(Plotting code records)
* START *
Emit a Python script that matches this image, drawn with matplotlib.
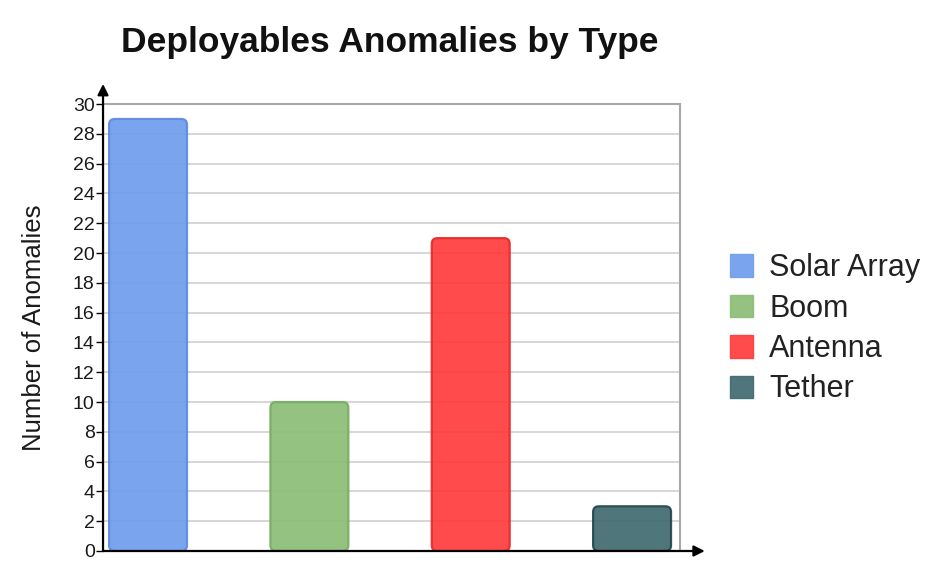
import matplotlib.pyplot as plt
from matplotlib.patches import FancyBboxPatch, Patch

categories = ["Solar Array", "Boom", "Antenna", "Tether"]
anomalies = [29, 10, 21, 3]
colors = ["#6f9ded", "#8bbd76", "#ff3b3b", "#3f6a70"]
edges = ["#5d8be0", "#77ad62", "#e82a2a", "#24474c"]
y_ticks = list(range(0, 31, 2))

plt.rcParams['font.family'] = ['Liberation Sans', 'DejaVu Sans']

fig = plt.figure(figsize=(9.4, 5.73), dpi=100)
ax = fig.add_axes([0.1096, 0.0384, 0.6138, 0.780])

x = list(range(len(categories)))
bars = ax.bar(x, anomalies, width=0.483, color=colors, zorder=3)

# swap plain rectangles for rounded ones, same geometry
for bar, fc, ec in zip(bars, colors, edges):
    bx, by = bar.get_x(), bar.get_y()
    bw, bh = bar.get_width(), bar.get_height()
    bar.set_visible(False)
    rounded = FancyBboxPatch((bx, by), bw, bh,
                             boxstyle="round,pad=0,rounding_size=0.035",
                             mutation_aspect=10.8, facecolor=fc, edgecolor=ec,
                             linewidth=1.6, alpha=0.92, zorder=3)
    ax.add_patch(rounded)

ax.set_xlim(-0.279, 3.297)
ax.set_ylim(0, 30)
ax.set_yticks(y_ticks)
ax.set_yticklabels([str(t) for t in y_ticks], fontsize=14, color="#1a1a1a")
ax.set_xticks([])
ax.tick_params(axis='y', length=5, width=1, direction='out', pad=1)
ax.yaxis.grid(True, color="#d0d0d0", linewidth=1.2, zorder=0)

for side in ["top", "right"]:
    ax.spines[side].set_color("#a8a8a8")
    ax.spines[side].set_linewidth(1.5)
ax.spines["left"].set_visible(False)
ax.spines["bottom"].set_visible(False)

# black axes with arrowheads
ax.annotate("", xy=(0, 1.045), xytext=(0, 0), xycoords="axes fraction",
            arrowprops=dict(arrowstyle="-|>", color="black", lw=1.6,
                            mutation_scale=16, shrinkA=0, shrinkB=0),
            annotation_clip=False, zorder=5)
ax.annotate("", xy=(1.043, 0), xytext=(0, 0), xycoords="axes fraction",
            arrowprops=dict(arrowstyle="-|>", color="black", lw=1.6,
                            mutation_scale=16, shrinkA=0, shrinkB=0),
            annotation_clip=False, zorder=5)

ax.set_ylabel("Number of Anomalies", fontsize=18.5, color="#1a1a1a", labelpad=19)
fig.text(0.415, 0.926, "Deployables Anomalies by Type", fontsize=25.5,
         fontweight="bold", ha="center", va="center", color="#111111")

handles = [Patch(facecolor=c, edgecolor=c, alpha=0.92) for c in colors]
fig.legend(handles, categories, loc="center left", bbox_to_anchor=(0.747, 0.426),
           frameon=False, fontsize=22, handlelength=0.75, handleheight=0.75,
           handletextpad=0.55, labelspacing=0.34, labelcolor="#222222")

fig.savefig("out.png", dpi=100)
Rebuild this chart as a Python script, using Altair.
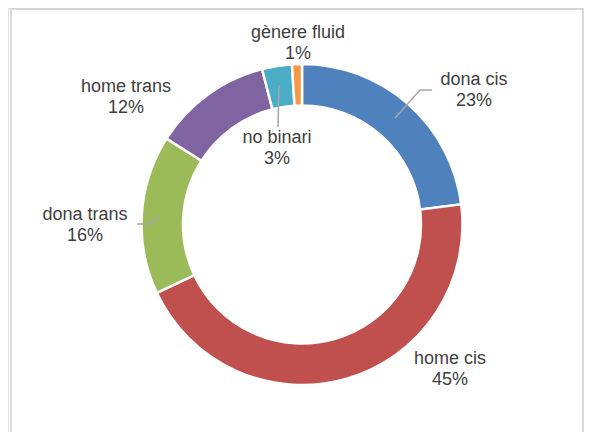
import altair as alt
import pandas as pd

# ---- data ----
categories = ["dona cis", "home cis", "dona trans", "home trans", "no binari", "gènere fluid"]
values = [23, 45, 16, 12, 3, 1]
colors = ["#4F81BD", "#C0504D", "#9BBB59", "#8064A2", "#4BACC6", "#F79646"]

# ---- layout (page pixel coordinates, converted below) ----
OFF = 8
center = (302, 224.5)
label_pos = {
    "dona cis": (474, 80),
    "home cis": (450, 359),
    "dona trans": (85, 215),
    "home trans": (126, 87),
    "no binari": (277, 138),
    "gènere fluid": (298, 33),
}
line_gap = 21
leaders = [
    ("dona cis", [(395, 118), (420, 90), (432, 90)]),
    ("dona trans", [(137, 224), (148, 224), (160, 217)]),
    ("no binari", [(279, 85), (278, 127)]),
]

W, H = 576, 424

df = pd.DataFrame({"cat": categories, "value": values, "idx": list(range(len(categories)))})

arcs = alt.Chart(df).mark_arc(
    innerRadius=119, outerRadius=160.5, stroke="white", strokeWidth=2.5
).encode(
    theta=alt.Theta("value:Q", stack=True),
    color=alt.Color("cat:N", scale=alt.Scale(domain=categories, range=colors), legend=None),
    order=alt.Order("idx:Q"),
    x=alt.value(center[0] - OFF),
    y=alt.value(center[1] - OFF),
)

lab_rows = []
for c, v in zip(categories, values):
    px, py = label_pos[c]
    lab_rows.append({"x": px - OFF, "y": py - OFF, "t": c})
    lab_rows.append({"x": px - OFF, "y": py - OFF + line_gap, "t": f"{v}%"})
lab_df = pd.DataFrame(lab_rows)

labels = alt.Chart(lab_df).mark_text(
    font="Liberation Sans", fontSize=18, color="#404040", align="center", baseline="middle"
).encode(
    x=alt.X("x:Q", scale=None, axis=None),
    y=alt.Y("y:Q", scale=None, axis=None),
    text="t:N",
)

seg_rows = []
for name, pts in leaders:
    for i in range(len(pts) - 1):
        (x1, y1), (x2, y2) = pts[i], pts[i + 1]
        seg_rows.append({"x": x1 - OFF, "y": y1 - OFF, "x2": x2 - OFF, "y2": y2 - OFF})
seg_df = pd.DataFrame(seg_rows)

lines = alt.Chart(seg_df).mark_rule(color="#A6A6A6", strokeWidth=1.5).encode(
    x=alt.X("x:Q", scale=None, axis=None),
    y=alt.Y("y:Q", scale=None, axis=None),
    x2="x2:Q",
    y2="y2:Q",
)

border = alt.Chart(pd.DataFrame({"a": [0]})).mark_rect(
    fill="white", stroke="#D0D0D0", strokeWidth=1.5
).encode(
    x=alt.value(11 - OFF),
    x2=alt.value(W - 1),
    y=alt.value(1),
    y2=alt.value(H + 20),
)

chart = alt.layer(border, arcs, lines, labels).properties(
    width=W, height=H, autosize=alt.AutoSizeParams(type="none"), padding=0
).configure_view(stroke=None).configure(background="white")

chart.save("out.html", embed_options={"renderer": "svg", "actions": False})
* END *
* Problem *
From the first line above through the line containing "from matplotlib.patches import", copy everything exactly, without the pictures.

* Correct output *
Emit a Python script that matches this image, drawn with matplotlib.
import matplotlib.pyplot as plt
from matplotlib.patches import FancyBboxPatch, Patch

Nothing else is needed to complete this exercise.